Johnson cited Hong Kong’s Chek Lap Kok airport, built on land reclaimed from the sea on the northern end of Lantau Island 22 miles west of the city centre, as an example of what can be achieved.
Lord Foster, whose practice helped design Chek Lap Kok, has also produced designs for an inner-estuary airport. The mayor has separately proposed an outer-estuary ‘Boris Island’ airport.
Johnson last month admitted he was losing the battle to create an “aerotropolis” in the Thames Estuary.
But Johnson told the Financial Times: “There are absolutely no circumstances in which the expansion of Heathrow will be acceptable to London or of long-term benefit to the country.
“Ambitious cities such as Hong Kong have stolen a march on us and built mega-airports that plug them directly into the global supply chains that we need to be part of.

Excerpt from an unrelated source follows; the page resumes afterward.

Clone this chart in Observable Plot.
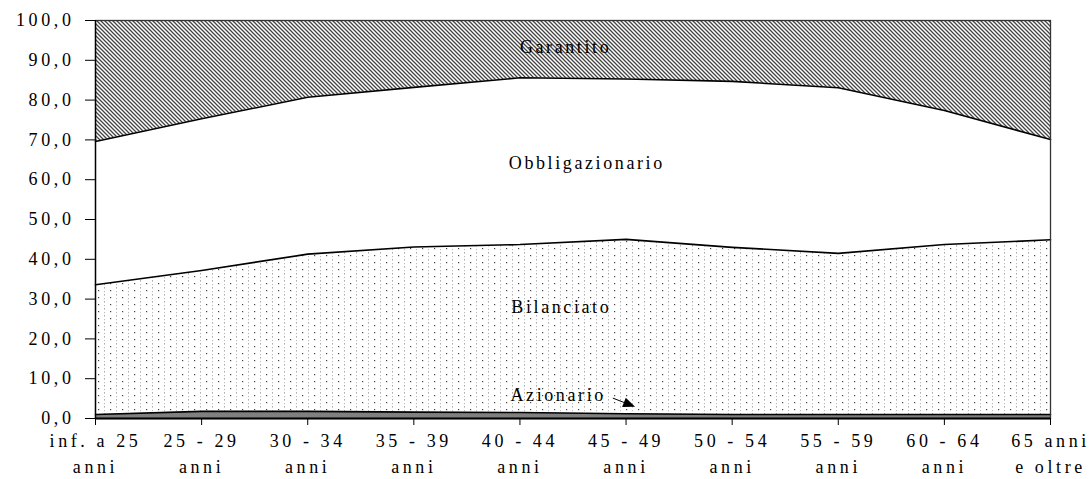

“For London and the wider UK to remain competitive we also have to build an airport capable of emulating that scale of growth.”
Johnson toured the Hong Kong airport yesterday, where officials told him how the city’s largest single construction project had been planned and designed by British firms
He said that the Chinese were building a “legion of mega-airports” that would be central to economic growth.
“It is hugely impressive yet also devastatingly depressing when you consider that, as long as the vision for aviation in the UK remains steadfastly wedded to Heathrow or a make-do solution, we will not be able to access many of the mega-airports opening here or in the many other dynamic economies building new airfields around the globe,” he said.
“The people of Hong Kong overcame their doubts and delivered a fantastic hub airport at Chek Lap Kok that has since turbocharged their prosperity and economic success.”